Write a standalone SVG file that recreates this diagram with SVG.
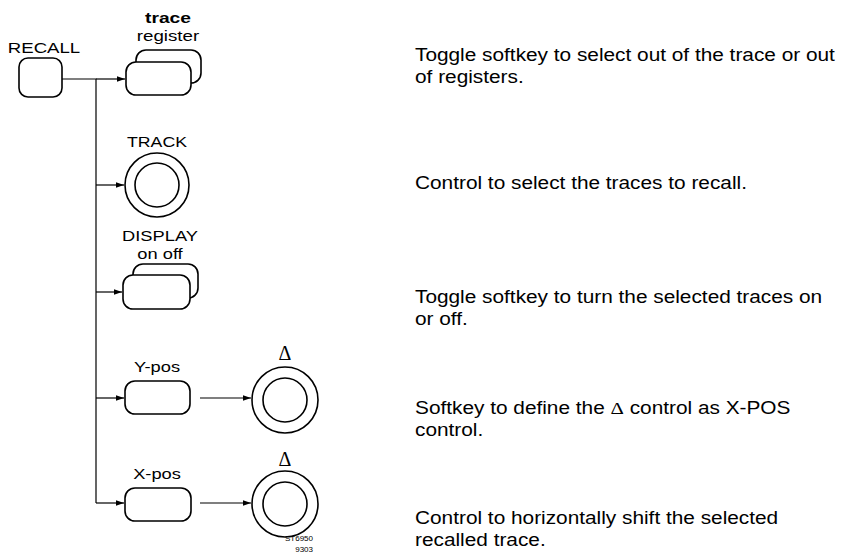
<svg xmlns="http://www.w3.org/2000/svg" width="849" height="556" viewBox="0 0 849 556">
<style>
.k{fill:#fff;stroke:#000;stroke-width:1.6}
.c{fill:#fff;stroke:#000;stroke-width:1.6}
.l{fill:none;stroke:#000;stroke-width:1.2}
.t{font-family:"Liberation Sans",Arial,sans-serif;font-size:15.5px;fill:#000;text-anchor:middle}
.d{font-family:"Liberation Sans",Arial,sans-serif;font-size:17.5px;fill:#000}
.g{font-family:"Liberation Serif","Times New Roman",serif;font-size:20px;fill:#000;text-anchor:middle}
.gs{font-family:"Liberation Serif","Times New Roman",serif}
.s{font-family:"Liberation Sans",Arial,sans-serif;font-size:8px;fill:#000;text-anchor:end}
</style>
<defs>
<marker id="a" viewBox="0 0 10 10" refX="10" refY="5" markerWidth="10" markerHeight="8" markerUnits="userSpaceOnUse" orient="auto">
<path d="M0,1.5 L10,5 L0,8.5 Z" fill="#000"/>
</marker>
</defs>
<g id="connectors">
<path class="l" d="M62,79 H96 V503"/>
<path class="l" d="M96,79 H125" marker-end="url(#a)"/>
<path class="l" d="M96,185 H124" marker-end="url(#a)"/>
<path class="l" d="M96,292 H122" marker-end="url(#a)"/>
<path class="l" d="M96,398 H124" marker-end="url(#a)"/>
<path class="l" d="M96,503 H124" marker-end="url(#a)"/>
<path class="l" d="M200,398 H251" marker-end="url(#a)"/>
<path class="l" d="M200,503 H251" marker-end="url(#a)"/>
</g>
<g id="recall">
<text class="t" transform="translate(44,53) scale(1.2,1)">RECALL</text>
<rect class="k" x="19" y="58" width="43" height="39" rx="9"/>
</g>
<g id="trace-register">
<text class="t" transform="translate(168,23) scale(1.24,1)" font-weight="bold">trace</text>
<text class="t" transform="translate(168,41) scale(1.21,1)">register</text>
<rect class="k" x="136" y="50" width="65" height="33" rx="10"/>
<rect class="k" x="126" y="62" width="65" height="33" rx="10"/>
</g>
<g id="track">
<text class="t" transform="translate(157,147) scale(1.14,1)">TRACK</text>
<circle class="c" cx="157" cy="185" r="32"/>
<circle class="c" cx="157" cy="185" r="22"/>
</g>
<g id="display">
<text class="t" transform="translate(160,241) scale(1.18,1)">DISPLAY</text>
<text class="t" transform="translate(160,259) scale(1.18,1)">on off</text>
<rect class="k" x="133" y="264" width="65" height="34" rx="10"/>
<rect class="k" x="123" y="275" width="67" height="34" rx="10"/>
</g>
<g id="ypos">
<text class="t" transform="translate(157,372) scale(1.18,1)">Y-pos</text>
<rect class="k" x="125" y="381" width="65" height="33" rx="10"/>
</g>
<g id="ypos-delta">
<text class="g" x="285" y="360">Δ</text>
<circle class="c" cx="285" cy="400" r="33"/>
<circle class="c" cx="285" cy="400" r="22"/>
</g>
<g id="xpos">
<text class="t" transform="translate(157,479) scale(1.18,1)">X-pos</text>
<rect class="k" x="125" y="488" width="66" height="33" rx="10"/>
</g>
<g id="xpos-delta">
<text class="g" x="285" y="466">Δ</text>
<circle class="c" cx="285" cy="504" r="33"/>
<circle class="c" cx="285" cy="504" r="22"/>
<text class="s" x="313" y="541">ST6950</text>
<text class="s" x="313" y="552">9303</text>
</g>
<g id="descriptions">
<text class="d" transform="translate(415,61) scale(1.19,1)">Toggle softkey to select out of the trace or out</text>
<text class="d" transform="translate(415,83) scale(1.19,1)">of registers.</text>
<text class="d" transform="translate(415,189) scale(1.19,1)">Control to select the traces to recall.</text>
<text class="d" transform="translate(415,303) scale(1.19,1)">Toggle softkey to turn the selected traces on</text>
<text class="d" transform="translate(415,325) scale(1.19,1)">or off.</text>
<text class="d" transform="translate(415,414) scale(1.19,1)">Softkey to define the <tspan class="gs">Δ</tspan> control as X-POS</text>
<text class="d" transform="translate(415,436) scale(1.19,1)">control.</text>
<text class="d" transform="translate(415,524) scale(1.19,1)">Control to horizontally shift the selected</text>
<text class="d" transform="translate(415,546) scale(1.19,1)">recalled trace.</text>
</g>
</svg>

·····

_Request_.
Give the data again exactly as written, with all pictures left out.

_Result of the exercise_.
Write a standalone SVG file that recreates this diagram with SVG.
<svg xmlns="http://www.w3.org/2000/svg" width="849" height="556" viewBox="0 0 849 556">
<style>
.k{fill:#fff;stroke:#000;stroke-width:1.6}
.c{fill:#fff;stroke:#000;stroke-width:1.6}
.l{fill:none;stroke:#000;stroke-width:1.2}
.t{font-family:"Liberation Sans",Arial,sans-serif;font-size:15.5px;fill:#000;text-anchor:middle}
.d{font-family:"Liberation Sans",Arial,sans-serif;font-size:17.5px;fill:#000}
.g{font-family:"Liberation Serif","Times New Roman",serif;font-size:20px;fill:#000;text-anchor:middle}
.gs{font-family:"Liberation Serif","Times New Roman",serif}
.s{font-family:"Liberation Sans",Arial,sans-serif;font-size:8px;fill:#000;text-anchor:end}
</style>
<defs>
<marker id="a" viewBox="0 0 10 10" refX="10" refY="5" markerWidth="10" markerHeight="8" markerUnits="userSpaceOnUse" orient="auto">
<path d="M0,1.5 L10,5 L0,8.5 Z" fill="#000"/>
</marker>
</defs>
<g id="connectors">
<path class="l" d="M62,79 H96 V503"/>
<path class="l" d="M96,79 H125" marker-end="url(#a)"/>
<path class="l" d="M96,185 H124" marker-end="url(#a)"/>
<path class="l" d="M96,292 H122" marker-end="url(#a)"/>
<path class="l" d="M96,398 H124" marker-end="url(#a)"/>
<path class="l" d="M96,503 H124" marker-end="url(#a)"/>
<path class="l" d="M200,398 H251" marker-end="url(#a)"/>
<path class="l" d="M200,503 H251" marker-end="url(#a)"/>
</g>
<g id="recall">
<text class="t" transform="translate(44,53) scale(1.2,1)">RECALL</text>
<rect class="k" x="19" y="58" width="43" height="39" rx="9"/>
</g>
<g id="trace-register">
<text class="t" transform="translate(168,23) scale(1.24,1)" font-weight="bold">trace</text>
<text class="t" transform="translate(168,41) scale(1.21,1)">register</text>
<rect class="k" x="136" y="50" width="65" height="33" rx="10"/>
<rect class="k" x="126" y="62" width="65" height="33" rx="10"/>
</g>
<g id="track">
<text class="t" transform="translate(157,147) scale(1.14,1)">TRACK</text>
<circle class="c" cx="157" cy="185" r="32"/>
<circle class="c" cx="157" cy="185" r="22"/>
</g>
<g id="display">
<text class="t" transform="translate(160,241) scale(1.18,1)">DISPLAY</text>
<text class="t" transform="translate(160,259) scale(1.18,1)">on off</text>
<rect class="k" x="133" y="264" width="65" height="34" rx="10"/>
<rect class="k" x="123" y="275" width="67" height="34" rx="10"/>
</g>
<g id="ypos">
<text class="t" transform="translate(157,372) scale(1.18,1)">Y-pos</text>
<rect class="k" x="125" y="381" width="65" height="33" rx="10"/>
</g>
<g id="ypos-delta">
<text class="g" x="285" y="360">Δ</text>
<circle class="c" cx="285" cy="400" r="33"/>
<circle class="c" cx="285" cy="400" r="22"/>
</g>
<g id="xpos">
<text class="t" transform="translate(157,479) scale(1.18,1)">X-pos</text>
<rect class="k" x="125" y="488" width="66" height="33" rx="10"/>
</g>
<g id="xpos-delta">
<text class="g" x="285" y="466">Δ</text>
<circle class="c" cx="285" cy="504" r="33"/>
<circle class="c" cx="285" cy="504" r="22"/>
<text class="s" x="313" y="541">ST6950</text>
<text class="s" x="313" y="552">9303</text>
</g>
<g id="descriptions">
<text class="d" transform="translate(415,61) scale(1.19,1)">Toggle softkey to select out of the trace or out</text>
<text class="d" transform="translate(415,83) scale(1.19,1)">of registers.</text>
<text class="d" transform="translate(415,189) scale(1.19,1)">Control to select the traces to recall.</text>
<text class="d" transform="translate(415,303) scale(1.19,1)">Toggle softkey to turn the selected traces on</text>
<text class="d" transform="translate(415,325) scale(1.19,1)">or off.</text>
<text class="d" transform="translate(415,414) scale(1.19,1)">Softkey to define the <tspan class="gs">Δ</tspan> control as X-POS</text>
<text class="d" transform="translate(415,436) scale(1.19,1)">control.</text>
<text class="d" transform="translate(415,524) scale(1.19,1)">Control to horizontally shift the selected</text>
<text class="d" transform="translate(415,546) scale(1.19,1)">recalled trace.</text>
</g>
</svg>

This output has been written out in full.